*Task requirements*. Give back the full listing, character for character, with no pictures.

>> start Data section

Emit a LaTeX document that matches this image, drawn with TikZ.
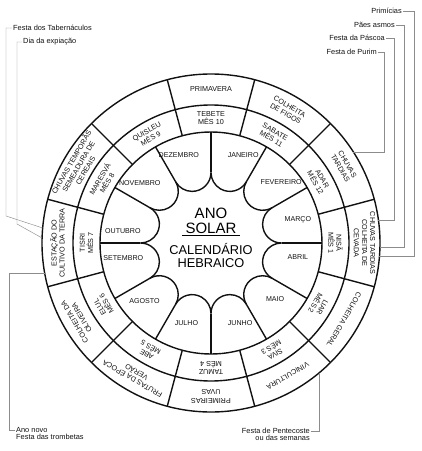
\documentclass[tikz,border=0pt]{standalone}
\usepackage{fontspec}
\setmainfont{Liberation Sans}
\usetikzlibrary{calc, positioning}
\definecolor{Ink} {HTML}{111111}
\definecolor{Lead}{HTML}{8C8C8C}
\tikzset{
  ring/.style={draw=Ink, line width=1.4pt},
  seg/.style={
    font=\fontsize{7.2}{8.1}\selectfont, text=Ink,
    align=center, inner sep=0pt,
  },
  mes/.style={font=\fontsize{7.1}{8}\selectfont, text=Ink, inner sep=0pt},
  fest/.style={font=\fontsize{7.4}{9.5}\selectfont, text=Ink, inner sep=1pt},
  lead/.style={draw=Lead, line width=0.45pt},
}

\begin{document}
\begin{tikzpicture}[x=1pt,y=1pt]
  \useasboundingbox (-211,-208) rectangle (211,243);
  \def\Ro{169} \def\Rm{138} \def\Ri{111}
  \def\Rc{73}  \def\Rr{18.9} \def\Rd{70.51}

  % rings
  \draw[ring] (0,0) circle (\Ro);
  \draw[ring] (0,0) circle (\Rm);
  \draw[ring] (0,0) circle (\Ri);
  \foreach \k in {0,...,11}{
    \draw[ring] ({15+30*\k}:\Ri) -- ({15+30*\k}:\Ro);
  }

  % solar months: dividers and rounded tips
  \foreach \k in {0,...,11}{
    \pgfmathsetmacro\f{15+30*\k}
    \draw[ring] ({\f-15}:\Rd) -- ({\f-15}:\Ri);
    \draw[ring] ($(\f:\Rc)+({\f-105}:\Rr)$)
      arc[start angle=\f-105, end angle=\f-255, radius=\Rr];
  }

  % seasons
  \foreach \a/\t in {90/PRIMAVERA, 60/{COLHEITA\\DE FIGOS},
      30/{CHUVAS\\TARDIAS}, 0/{CHUVAS TARDIAS\\COLHEITA DE\\CEVADA},
      -30/{COLHEITA GERAL}, -60/VINICULTURA, -90/{PRIMEIRAS\\UVAS},
      -120/{FRUTAS DA ÉPOCA\\VERÃO}, -150/{COLHEITA DA\\OLIVEIRA},
      180/{ESTAÇÃO DO\\CULTIVO DA TERRA},
      150/{CHUVAS TEMPORÃS\\SEMEADURA DE\\CEREAIS}}{
    \pgfmathsetmacro\b{\a-90}
    \node[seg, rotate=\b] (sea\a) at (\a:153.5) {\t};
  }

  % hebrew months
  \foreach \a/\t [count=\n] in {0/NISÃ, -30/LIAR, -60/SIVA, -90/TAMUZ,
      -120/ABE, -150/ELUL, 180/TISRI, 150/MARESVÁ, 120/QUISLEU,
      90/TEBETE, 60/SABATE, 30/ADAR}{
    \pgfmathsetmacro\b{\a-90}
    \node[seg, rotate=\b] (heb\n) at (\a:124.5) {\t\\MÊS \n};
  }

  % solar months
  \foreach \a/\r/\t in {110/94/DEZEMBRO, 70/94/JANEIRO, 41/93/FEVEREIRO,
      15/90/MARÇO, -9/88/ABRIL, -41/85/MAIO, -70/85/JUNHO, -107/84/JULHO,
      -139/88/AGOSTO, -170/89/SETEMBRO, 172/89/OUTUBRO, 140/93/NOVEMBRO}{
    \node[mes] (mon\a) at (\a:\r) {\t};
  }

  % centre
  \node[font=\fontsize{15}{15}\selectfont] (ano)   at (0,30) {ANO};
  \node[font=\fontsize{15}{15}\selectfont] (solar) at (0,15) {SOLAR};
  \draw[line width=1.4pt] ([yshift=-2.5pt]solar.base west)
    -- ([yshift=-2.5pt]solar.base east);
  \node[font=\fontsize{12.8}{13}\selectfont] (cal) at (0,-6)  {CALENDÁRIO};
  \node[font=\fontsize{12.8}{13}\selectfont] (hbr) at (0,-20) {HEBRAICO};

  % feasts, left
  \node[fest, anchor=west] (tab) at (-199,215) {Festa dos Tabernáculos};
  \node[fest, anchor=west] (exp) at (-189,201) {Dia da expiação};
  \node[fest, anchor=west] (ano1) at (-196,-187) {Ano novo};
  \node[fest, anchor=north west, inner ysep=0pt] (trom)
    at (ano1.south west) {Festa das trombetas};
  \coordinate (tabP) at (174.9:\Ro);
  \coordinate (expP) at (178.3:\Ro);
  \coordinate (anoP) at (190.2:\Ro);
  \draw[lead] (tab.west) -- ++(-6,0) |- ++(0,-188) -- (tabP);
  \draw[lead] (exp.west) -- ++(-5,0) -- ++(0,-182) -- (expP);
  \draw[lead] (ano1.west) -- ++(-6,0) |- (anoP);

  % feasts, right
  \node[fest, anchor=east] (pri) at (192,232) {Primícias};
  \node[fest, anchor=east] (pae) at (185,218) {Pães asmos};
  \node[fest, anchor=east] (pas) at (175,205) {Festa da Páscoa};
  \node[fest, anchor=east] (pur) at (167,191) {Festa de Purim};
  \coordinate (priP) at (-4.4:\Ro);
  \coordinate (paeP) at (-1.4:\Ro);
  \coordinate (pasP) at (7.8:\Ro);
  \coordinate (purP) at (32.6:\Ro);
  \draw[lead] (pri.east) -- ++(11,0) |- (priP);
  \draw[lead] (pae.east) -- ++(8,0) |- (paeP);
  \draw[lead] (pas.east) -- ++(8,0) |- (pasP);
  \draw[lead] (pur.east) -- ++(6,0) |- (purP);

  % feasts, bottom right
  \node[fest, anchor=east] (pen) at (100,-188) {Festa de Pentecoste};
  \node[fest, anchor=north east, inner ysep=0pt] (sem)
    at (pen.south east) {ou das semanas};
  \coordinate (penP) at (-50.3:\Ro);
  \draw[lead] (pen.east) -| (penP);
\end{tikzpicture}
\end{document}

>> end Data section

*Written solution*.
Emit a LaTeX document that matches this image, drawn with TikZ.
\documentclass[tikz,border=0pt]{standalone}
\usepackage{fontspec}
\setmainfont{Liberation Sans}
\usetikzlibrary{calc, positioning}
\definecolor{Ink} {HTML}{111111}
\definecolor{Lead}{HTML}{8C8C8C}
\tikzset{
  ring/.style={draw=Ink, line width=1.4pt},
  seg/.style={
    font=\fontsize{7.2}{8.1}\selectfont, text=Ink,
    align=center, inner sep=0pt,
  },
  mes/.style={font=\fontsize{7.1}{8}\selectfont, text=Ink, inner sep=0pt},
  fest/.style={font=\fontsize{7.4}{9.5}\selectfont, text=Ink, inner sep=1pt},
  lead/.style={draw=Lead, line width=0.45pt},
}

\begin{document}
\begin{tikzpicture}[x=1pt,y=1pt]
  \useasboundingbox (-211,-208) rectangle (211,243);
  \def\Ro{169} \def\Rm{138} \def\Ri{111}
  \def\Rc{73}  \def\Rr{18.9} \def\Rd{70.51}

  % rings
  \draw[ring] (0,0) circle (\Ro);
  \draw[ring] (0,0) circle (\Rm);
  \draw[ring] (0,0) circle (\Ri);
  \foreach \k in {0,...,11}{
    \draw[ring] ({15+30*\k}:\Ri) -- ({15+30*\k}:\Ro);
  }

  % solar months: dividers and rounded tips
  \foreach \k in {0,...,11}{
    \pgfmathsetmacro\f{15+30*\k}
    \draw[ring] ({\f-15}:\Rd) -- ({\f-15}:\Ri);
    \draw[ring] ($(\f:\Rc)+({\f-105}:\Rr)$)
      arc[start angle=\f-105, end angle=\f-255, radius=\Rr];
  }

  % seasons
  \foreach \a/\t in {90/PRIMAVERA, 60/{COLHEITA\\DE FIGOS},
      30/{CHUVAS\\TARDIAS}, 0/{CHUVAS TARDIAS\\COLHEITA DE\\CEVADA},
      -30/{COLHEITA GERAL}, -60/VINICULTURA, -90/{PRIMEIRAS\\UVAS},
      -120/{FRUTAS DA ÉPOCA\\VERÃO}, -150/{COLHEITA DA\\OLIVEIRA},
      180/{ESTAÇÃO DO\\CULTIVO DA TERRA},
      150/{CHUVAS TEMPORÃS\\SEMEADURA DE\\CEREAIS}}{
    \pgfmathsetmacro\b{\a-90}
    \node[seg, rotate=\b] (sea\a) at (\a:153.5) {\t};
  }

  % hebrew months
  \foreach \a/\t [count=\n] in {0/NISÃ, -30/LIAR, -60/SIVA, -90/TAMUZ,
      -120/ABE, -150/ELUL, 180/TISRI, 150/MARESVÁ, 120/QUISLEU,
      90/TEBETE, 60/SABATE, 30/ADAR}{
    \pgfmathsetmacro\b{\a-90}
    \node[seg, rotate=\b] (heb\n) at (\a:124.5) {\t\\MÊS \n};
  }

  % solar months
  \foreach \a/\r/\t in {110/94/DEZEMBRO, 70/94/JANEIRO, 41/93/FEVEREIRO,
      15/90/MARÇO, -9/88/ABRIL, -41/85/MAIO, -70/85/JUNHO, -107/84/JULHO,
      -139/88/AGOSTO, -170/89/SETEMBRO, 172/89/OUTUBRO, 140/93/NOVEMBRO}{
    \node[mes] (mon\a) at (\a:\r) {\t};
  }

  % centre
  \node[font=\fontsize{15}{15}\selectfont] (ano)   at (0,30) {ANO};
  \node[font=\fontsize{15}{15}\selectfont] (solar) at (0,15) {SOLAR};
  \draw[line width=1.4pt] ([yshift=-2.5pt]solar.base west)
    -- ([yshift=-2.5pt]solar.base east);
  \node[font=\fontsize{12.8}{13}\selectfont] (cal) at (0,-6)  {CALENDÁRIO};
  \node[font=\fontsize{12.8}{13}\selectfont] (hbr) at (0,-20) {HEBRAICO};

  % feasts, left
  \node[fest, anchor=west] (tab) at (-199,215) {Festa dos Tabernáculos};
  \node[fest, anchor=west] (exp) at (-189,201) {Dia da expiação};
  \node[fest, anchor=west] (ano1) at (-196,-187) {Ano novo};
  \node[fest, anchor=north west, inner ysep=0pt] (trom)
    at (ano1.south west) {Festa das trombetas};
  \coordinate (tabP) at (174.9:\Ro);
  \coordinate (expP) at (178.3:\Ro);
  \coordinate (anoP) at (190.2:\Ro);
  \draw[lead] (tab.west) -- ++(-6,0) |- ++(0,-188) -- (tabP);
  \draw[lead] (exp.west) -- ++(-5,0) -- ++(0,-182) -- (expP);
  \draw[lead] (ano1.west) -- ++(-6,0) |- (anoP);

  % feasts, right
  \node[fest, anchor=east] (pri) at (192,232) {Primícias};
  \node[fest, anchor=east] (pae) at (185,218) {Pães asmos};
  \node[fest, anchor=east] (pas) at (175,205) {Festa da Páscoa};
  \node[fest, anchor=east] (pur) at (167,191) {Festa de Purim};
  \coordinate (priP) at (-4.4:\Ro);
  \coordinate (paeP) at (-1.4:\Ro);
  \coordinate (pasP) at (7.8:\Ro);
  \coordinate (purP) at (32.6:\Ro);
  \draw[lead] (pri.east) -- ++(11,0) |- (priP);
  \draw[lead] (pae.east) -- ++(8,0) |- (paeP);
  \draw[lead] (pas.east) -- ++(8,0) |- (pasP);
  \draw[lead] (pur.east) -- ++(6,0) |- (purP);

  % feasts, bottom right
  \node[fest, anchor=east] (pen) at (100,-188) {Festa de Pentecoste};
  \node[fest, anchor=north east, inner ysep=0pt] (sem)
    at (pen.south east) {ou das semanas};
  \coordinate (penP) at (-50.3:\Ro);
  \draw[lead] (pen.east) -| (penP);
\end{tikzpicture}
\end{document}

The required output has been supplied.